We always use this concept of coming and going. The Japanese say it every day in their phrase "行ってらっしゃい" ( itte rasshai or, "I'm going and coming back"). Perhaps I don't understand the deepest significance of this phrase, that is, how it is felt by Japanese people who have said it upon leaving home since they were able to speak. What I notice is that in it, no matter how much or little people consider the phrase, is the light of a promise. It is the same as saying something as casual as "I'm going, see you later." What does this light of promise illuminate? The myth of eternal return leads us....where? That is a question that is cryptic, old, and most likely few people will willingly suffer through another proposed answer to it. It is a question that we might have to give up, which many people have given up, but do not forget.

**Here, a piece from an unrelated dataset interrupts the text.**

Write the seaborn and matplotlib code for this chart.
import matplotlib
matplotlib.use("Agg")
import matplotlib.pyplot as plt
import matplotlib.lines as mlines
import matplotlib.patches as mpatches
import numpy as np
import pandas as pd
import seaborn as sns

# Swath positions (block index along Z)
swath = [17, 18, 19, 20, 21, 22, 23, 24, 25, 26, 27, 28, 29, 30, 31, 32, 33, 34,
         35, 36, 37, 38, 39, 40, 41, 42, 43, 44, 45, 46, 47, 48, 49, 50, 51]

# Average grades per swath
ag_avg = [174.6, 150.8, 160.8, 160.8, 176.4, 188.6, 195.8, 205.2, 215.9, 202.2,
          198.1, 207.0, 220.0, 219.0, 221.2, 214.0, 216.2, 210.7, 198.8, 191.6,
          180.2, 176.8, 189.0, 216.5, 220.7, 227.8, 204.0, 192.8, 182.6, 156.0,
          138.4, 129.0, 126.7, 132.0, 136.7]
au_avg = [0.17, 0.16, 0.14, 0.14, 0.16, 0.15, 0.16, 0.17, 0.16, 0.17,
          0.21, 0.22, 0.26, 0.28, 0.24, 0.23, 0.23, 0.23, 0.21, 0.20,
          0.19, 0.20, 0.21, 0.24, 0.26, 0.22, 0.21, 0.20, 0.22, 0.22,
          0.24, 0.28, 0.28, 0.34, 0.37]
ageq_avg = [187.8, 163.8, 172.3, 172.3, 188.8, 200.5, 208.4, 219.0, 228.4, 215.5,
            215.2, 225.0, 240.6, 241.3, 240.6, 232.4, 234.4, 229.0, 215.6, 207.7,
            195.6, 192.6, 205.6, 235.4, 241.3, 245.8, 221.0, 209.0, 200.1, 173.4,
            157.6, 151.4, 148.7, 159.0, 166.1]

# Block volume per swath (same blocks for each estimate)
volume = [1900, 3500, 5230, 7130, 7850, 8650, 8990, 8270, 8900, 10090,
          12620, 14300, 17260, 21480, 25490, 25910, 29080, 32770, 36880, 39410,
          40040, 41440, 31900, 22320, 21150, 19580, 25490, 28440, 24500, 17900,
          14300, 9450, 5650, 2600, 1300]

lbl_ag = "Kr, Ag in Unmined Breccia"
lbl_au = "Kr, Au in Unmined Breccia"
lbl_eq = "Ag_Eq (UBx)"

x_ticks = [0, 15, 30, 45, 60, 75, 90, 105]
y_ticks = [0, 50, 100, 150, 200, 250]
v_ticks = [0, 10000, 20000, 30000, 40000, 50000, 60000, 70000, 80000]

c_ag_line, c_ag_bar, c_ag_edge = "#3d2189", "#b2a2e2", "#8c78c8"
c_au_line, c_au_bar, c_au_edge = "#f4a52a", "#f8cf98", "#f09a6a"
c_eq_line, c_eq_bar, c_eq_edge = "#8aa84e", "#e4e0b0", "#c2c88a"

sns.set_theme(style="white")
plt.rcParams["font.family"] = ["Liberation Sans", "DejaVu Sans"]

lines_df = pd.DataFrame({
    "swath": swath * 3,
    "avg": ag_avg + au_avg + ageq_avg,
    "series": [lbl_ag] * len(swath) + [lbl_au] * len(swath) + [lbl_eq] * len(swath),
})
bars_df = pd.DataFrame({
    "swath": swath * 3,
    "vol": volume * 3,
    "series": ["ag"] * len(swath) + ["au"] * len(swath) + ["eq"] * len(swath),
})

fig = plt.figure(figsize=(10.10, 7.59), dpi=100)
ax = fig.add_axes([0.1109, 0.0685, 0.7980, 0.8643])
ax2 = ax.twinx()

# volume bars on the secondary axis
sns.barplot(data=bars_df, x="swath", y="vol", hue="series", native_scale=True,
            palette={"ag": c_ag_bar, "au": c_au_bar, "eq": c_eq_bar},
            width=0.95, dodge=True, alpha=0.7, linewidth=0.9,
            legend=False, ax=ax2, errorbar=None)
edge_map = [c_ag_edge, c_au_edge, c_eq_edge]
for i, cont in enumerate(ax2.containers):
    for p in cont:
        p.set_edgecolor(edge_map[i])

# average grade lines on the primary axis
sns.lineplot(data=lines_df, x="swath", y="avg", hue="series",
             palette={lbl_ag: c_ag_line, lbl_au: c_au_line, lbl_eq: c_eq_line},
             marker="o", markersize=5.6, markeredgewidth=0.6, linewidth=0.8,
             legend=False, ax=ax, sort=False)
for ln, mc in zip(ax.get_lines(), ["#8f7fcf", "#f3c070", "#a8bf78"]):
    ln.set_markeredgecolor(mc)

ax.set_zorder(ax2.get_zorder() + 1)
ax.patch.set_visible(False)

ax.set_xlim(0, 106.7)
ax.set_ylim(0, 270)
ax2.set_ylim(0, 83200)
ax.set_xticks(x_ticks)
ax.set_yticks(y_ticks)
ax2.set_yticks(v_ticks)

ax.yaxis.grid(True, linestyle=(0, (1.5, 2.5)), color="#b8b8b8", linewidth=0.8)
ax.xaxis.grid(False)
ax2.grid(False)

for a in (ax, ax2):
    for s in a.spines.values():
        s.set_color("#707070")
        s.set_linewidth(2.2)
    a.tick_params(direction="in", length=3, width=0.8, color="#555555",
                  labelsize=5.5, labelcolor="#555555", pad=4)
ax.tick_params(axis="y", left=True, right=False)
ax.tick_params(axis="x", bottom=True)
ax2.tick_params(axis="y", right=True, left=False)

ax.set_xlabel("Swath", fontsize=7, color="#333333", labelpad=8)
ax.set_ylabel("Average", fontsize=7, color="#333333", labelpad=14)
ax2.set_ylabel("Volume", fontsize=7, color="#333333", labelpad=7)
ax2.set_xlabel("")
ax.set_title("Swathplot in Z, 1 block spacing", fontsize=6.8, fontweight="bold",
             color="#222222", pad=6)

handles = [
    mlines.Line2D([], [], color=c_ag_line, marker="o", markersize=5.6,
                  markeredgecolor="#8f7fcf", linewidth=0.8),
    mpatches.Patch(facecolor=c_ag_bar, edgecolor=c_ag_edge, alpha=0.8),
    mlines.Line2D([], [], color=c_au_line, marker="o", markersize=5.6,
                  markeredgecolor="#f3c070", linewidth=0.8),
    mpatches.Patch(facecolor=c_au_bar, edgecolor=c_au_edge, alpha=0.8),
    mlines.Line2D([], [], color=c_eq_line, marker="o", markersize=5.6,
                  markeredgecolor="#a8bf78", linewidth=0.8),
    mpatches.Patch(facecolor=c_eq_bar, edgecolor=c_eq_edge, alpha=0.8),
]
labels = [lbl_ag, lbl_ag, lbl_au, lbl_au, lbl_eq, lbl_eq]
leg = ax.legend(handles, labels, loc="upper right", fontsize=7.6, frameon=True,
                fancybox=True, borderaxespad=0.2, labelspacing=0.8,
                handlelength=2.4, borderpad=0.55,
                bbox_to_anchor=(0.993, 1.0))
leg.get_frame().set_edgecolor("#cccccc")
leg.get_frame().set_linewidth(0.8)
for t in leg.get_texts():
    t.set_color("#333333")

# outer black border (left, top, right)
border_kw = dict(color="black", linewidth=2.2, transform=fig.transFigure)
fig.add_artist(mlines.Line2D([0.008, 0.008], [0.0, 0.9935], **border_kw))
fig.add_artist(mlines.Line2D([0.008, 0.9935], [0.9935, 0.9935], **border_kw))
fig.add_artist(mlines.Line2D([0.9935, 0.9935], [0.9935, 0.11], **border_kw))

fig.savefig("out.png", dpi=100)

There is a difference between the pleasure of love and the pleasure of having a need satisfied. Maybe. I am talking out of my ass, perhaps, by putting my foot in the door of lofty academic-sounding prose, replete with statements like the one just now begging to be deleted. What I mean is that there is a difference between going out into one's life in uncertainty, which is closest to and perhaps is paradoxically a/the/some truth, than 'going out' with the certainty of a personal and fallible crutch, a symbol, myth, or tool that one turns to for protection from annihilation--a talisman, a "save" button on one's life, The pleasure of love, being that which asks for no return, achieves fulness in a kind of emptiness, in having nothing for oneself, in unconditionally giving to a loved one even if that means losing them. Love is for the sake of another. In turn, the pleasure of having a need satisfied is for the sake of the benefits that this satisfaction brings. At the end of these cycles, our fulfilled needs bring us through a state of surfeit to a new round of needing, myth-making, while at the end of love we are left only with love and yet that is enough. I speak sometimes as if I know all of this and am not guessing based on premonitions, apparitions, glimpses, stories, characters, events, acts, fears, and knowledge that I have come across in my experience as someone who has tried recently--and failed many times--not to take the short cut back to the starting point.

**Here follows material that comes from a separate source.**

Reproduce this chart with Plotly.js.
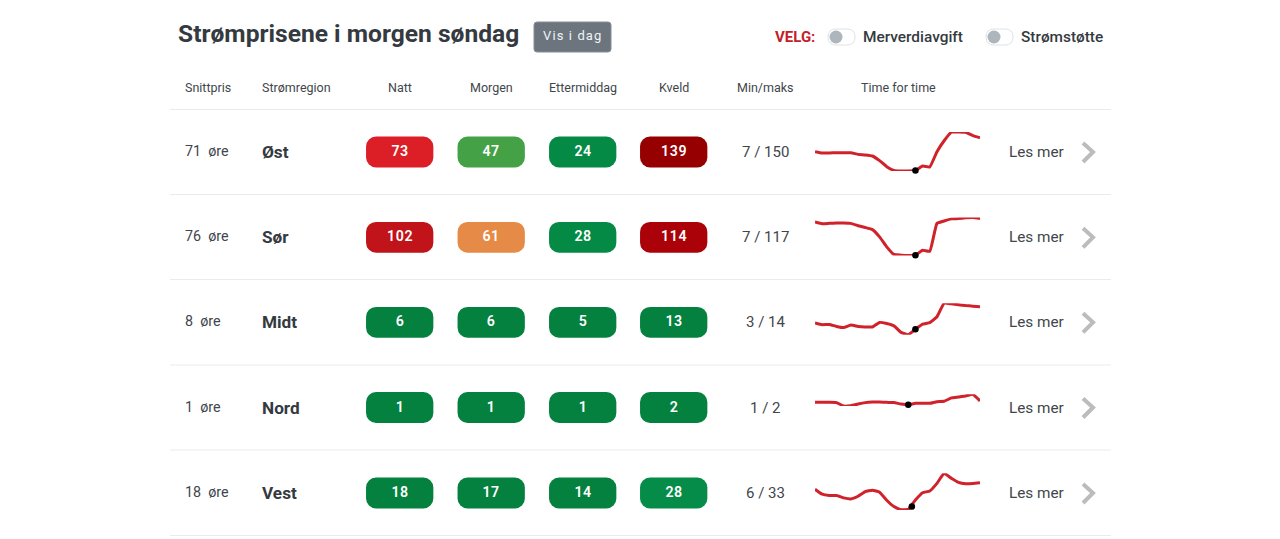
<!DOCTYPE html>
<html lang="no">
<head>
<meta charset="utf-8">
<script src="https://cdn.plot.ly/plotly-3.0.1.min.js"></script>
<style>
html,body{margin:0;padding:0;background:#fff;overflow:hidden}
#chart{width:1280px;height:539px}
.annotation[data-index="1"] text{letter-spacing:1.1px}
.pillvalue{letter-spacing:.6px}
</style>
</head>
<body>
<div id="chart"></div>
<script>
// ---- data ----
const regions = ["Øst", "Sør", "Midt", "Nord", "Vest"];
const averages = ["71", "76", "8", "1", "18"];
const periods = ["Natt", "Morgen", "Ettermiddag", "Kveld"];
const natt = [73, 102, 6, 1, 18];
const morgen = [47, 61, 6, 1, 17];
const ettermiddag = [24, 28, 5, 1, 14];
const kveld = [139, 114, 13, 2, 28];
const minMax = ["7 / 150", "7 / 117", "3 / 14", "1 / 2", "6 / 33"];
const nattColors = ["#dc1f26", "#c0131a", "#04813f", "#04813f", "#04813f"];
const morgenColors = ["#45a146", "#e68b47", "#04813f", "#04813f", "#04813f"];
const ettermiddagColors = ["#058a46", "#058a46", "#04813f", "#04813f", "#04813f"];
const kveldColors = ["#960000", "#aa0208", "#04813f", "#04813f", "#058c48"];
const hours = [0,1,2,3,4,5,6,7,8,9,10,11,12,13,14,15,16,17,18,19,20,21,22,23];
const ost = [78,73,73,74,74,74,68,66,62,45,23,9,7,7,9,25,22,78,118,149,150,149,137,129];
const sor = [104,99,100,101,101,100,93,88,82,61,32,10,8,7,8,22,19,100,107,113,114,116,117,114];
const midt = [7.1,6.5,6.6,5.9,5.5,6.4,5.9,5.7,5.7,7.3,6.9,6.1,3.8,3.0,4.9,6.7,7.2,9.3,14,13.8,13.5,13.2,13.0,12.8];
const nord = [1.31,1.31,1.31,1.29,1.0,1.03,1.17,1.29,1.34,1.34,1.31,1.29,1.17,1.11,1.23,1.23,1.23,1.37,1.4,1.69,1.77,1.86,2.0,1.43];
const vest = [21.2,17.6,16.6,16.6,14.9,14.1,16.1,19.5,20.5,19.1,13.2,8.5,6.2,6.5,13.4,18.7,20,25.6,33,29.3,26.3,25.3,25.5,26];
const dotHours = [14, 14, 14, 13, 13.5];
const dotValues = [9, 8, 4.9, 1.11, 8.5];
const headers = ["Snittpris", "Strømregion", "Natt", "Morgen", "Ettermiddag", "Kveld", "Min/maks", "Time for time"];

// ---- layout constants (pixels of the 1280x539 page) ----
const W = 1280, H = 539;
const rowY = [152, 237.3, 322.3, 407.5, 493];
const ruleY = [109.5, 194.5, 279.5, 365, 450, 535.5];
const colX = [399.7, 491.2, 582.7, 673.7];
const pillW = 67.3, pillH = 30.8;
const ink = "#343a40", soft = "#41464b", ruleCol = "#e9ebec";
const sparkX = [815, 980];
const sparkBands = [
  {lo:7, hi:150, bottom:171, top:132},
  {lo:7, hi:117, bottom:255.5, top:217.5},
  {lo:3, hi:14, bottom:334.7, top:303.3},
  {lo:1, hi:2, bottom:406, top:394.3},
  {lo:6, hi:33, bottom:510, top:473.3}
];
const series = [ost, sor, midt, nord, vest];

const txt = (x, y, text, size, color, anchor, weight) => ({
  x: (anchor && anchor !== "left") ? x : x - 2, y, text, xref:"x", yref:"y", showarrow:false, xanchor:anchor||"left", yanchor:"middle",
  font:{family:"Roboto, sans-serif", size, color, weight:weight||400}
});
function rr(x0, y0, x1, y1, r){
  return `M${x0+r},${y0} L${x1-r},${y0} Q${x1},${y0} ${x1},${y0+r} L${x1},${y1-r} Q${x1},${y1} ${x1-r},${y1} L${x0+r},${y1} Q${x0},${y1} ${x0},${y1-r} L${x0},${y0+r} Q${x0},${y0} ${x0+r},${y0} Z`;
}

// ---- traces ----
const traces = [];
const columns = [natt, morgen, ettermiddag, kveld];
const columnColors = [nattColors, morgenColors, ettermiddagColors, kveldColors];
periods.forEach((p, c) => {
  traces.push({
    type:"bar", name:p, xaxis:"x", yaxis:"y",
    x: regions.map(() => colX[c]),
    base: rowY.map(y => y - pillH/2),
    y: regions.map(() => pillH),
    width: pillW,
    marker:{color:columnColors[c], cornerradius:10, opacity:1, line:{width:0}},
    hoverinfo:"skip"
  });
});
const layout = {
  width:W, height:H, margin:{l:0,r:0,t:0,b:0}, autosize:false,
  paper_bgcolor:"#fff", plot_bgcolor:"#fff", showlegend:false, barmode:"overlay", hovermode:false,
  xaxis:{domain:[0,1], range:[0,W], visible:false, fixedrange:true},
  yaxis:{domain:[0,1], range:[H,0], visible:false, fixedrange:true},
  shapes:[], annotations:[]
};
regions.forEach((r, i) => {
  const n = i + 2;
  const b = sparkBands[i];
  layout["xaxis"+n] = {domain:[sparkX[0]/W, sparkX[1]/W], range:[0,23], visible:false, fixedrange:true, anchor:"y"+n};
  layout["yaxis"+n] = {domain:[1-b.bottom/H, 1-b.top/H], range:[b.lo,b.hi], visible:false, fixedrange:true, anchor:"x"+n};
  traces.push({type:"scatter", mode:"lines", name:r, x:hours, y:series[i], xaxis:"x"+n, yaxis:"y"+n,
    line:{color:"#d0222a", width:3, shape:"spline", smoothing:0.35}, cliponaxis:false, hoverinfo:"skip"});
  traces.push({type:"scatter", mode:"markers", name:r+" nå", x:[dotHours[i]], y:[dotValues[i]], xaxis:"x"+n, yaxis:"y"+n,
    marker:{color:"#000", size:6.5}, cliponaxis:false, hoverinfo:"skip"});
});

// ---- rules, button, toggles, chevrons ----
ruleY.forEach(y => layout.shapes.push({type:"line", xref:"x", yref:"y", x0:170, x1:1111, y0:y, y1:y, line:{color:ruleCol, width:1}}));
layout.shapes.push({type:"path", xref:"x", yref:"y", path:rr(534,22,611,52,3), fillcolor:"#6c757d", line:{color:"#868e96", width:1}});
[[828,855,836],[986,1013,994]].forEach(t => {
  layout.shapes.push({type:"path", xref:"x", yref:"y", path:rr(t[0],29,t[1],45,8), fillcolor:"#fff", line:{color:"#dfe2e5", width:1}});
  layout.shapes.push({type:"circle", xref:"x", yref:"y", x0:t[2]-6.5, x1:t[2]+6.5, y0:30.5, y1:43.5, fillcolor:"#adb5bd", line:{width:0}});
});
rowY.forEach(y => layout.shapes.push({type:"path", xref:"x", yref:"y",
  path:`M1083,${y-9} L1093,${y} L1083,${y+10}`, fillcolor:"rgba(0,0,0,0)", line:{color:"#bcbcbc", width:4}}));

// ---- texts ----
const A = layout.annotations;
A.push(txt(178, 33, "Strømprisene i morgen søndag", 24.6, ink, "left", 700));
A.push(txt(572.5, 35, "Vis i dag", 13, "#f1f3f5", "center", 400));
A.push(txt(775, 37, "VELG:", 15, "#c4202a", "left", 700));
A.push(txt(863, 37, "Merverdiavgift", 15.4, ink, "left", 500));
A.push(txt(1021, 37, "Strømstøtte", 15.4, ink, "left", 500));
const headX = [[185,"left"],[262,"left"],[colX[0],"center"],[colX[1],"center"],[colX[2],"center"],[colX[3],"center"],[765.5,"center"],[898.5,"center"]];
headers.forEach((h, i) => A.push(txt(headX[i][0], 87.5, h, 12.5, soft, headX[i][1])));
regions.forEach((r, i) => {
  A.push(txt(185, rowY[i]-1, averages[i] + "  øre", 14.3, soft));
  A.push(txt(262, rowY[i], r, 17.2, ink, "left", 700));
  A.push(txt(765.5, rowY[i], minMax[i], 15, soft, "center"));
  A.push(txt(1009, rowY[i], "Les mer", 15.3, soft));
  columns.forEach((col, c) => A.push(Object.assign(
    txt(colX[c], rowY[i]-1, String(col[i]), 14.2, "#ffffff", "center", 600), {captureevents:false})));
});

Plotly.newPlot("chart", traces, layout, {displayModeBar:false, staticPlot:true, responsive:false}).then(() => {
  document.querySelectorAll(".annotation text").forEach(t => {
    if (/^\d+$/.test(t.textContent)) t.classList.add("pillvalue");
  });
});
</script>
</body>
</html>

Can "going back," the homecoming of our whole life, really be possible? No, of course it cannot. It can be reenacted in the mind and the heart, but it can never be the same. Am I saying that the only tool for us to learn and grow is also that which gets us lost, or sticks us back at square one? Where did I get this fucking metaphor anyways, now that I am talking about the game of life--move one square, one day along....oops roll again, you are dissatisfied...go back to go...That die is choice, right? Each one of us is a piece of this world, we are all members. Maybe I am disagreeing with you right now. Maybe I am lying to you. Despite this strange, discordant music, we still try to make it all work out, even if it isn't possible. Even if it is not possible to conquer death, it is possible to conquer our fear of it. Is that all there is to these projects of spirituality, to come to terms with our inherently ephemeral condition? What about our inherently eternal condition? Or our paradoxical condition? Or the condition that puts where we are right now, unique in every way?

So, because we love irony and pointless writing here at "mujoukan.blogspot.com," to review:

*We can review our life only once.

*That last statement was redundantly singular.

*The phrase "to go back" or "going back" is a riddle, an impossibility, and like M.C. Escher's drawings they contain a disturbing beauty.

*If you keep going, you'll know when you get there.

*Reflection and review are vitally different.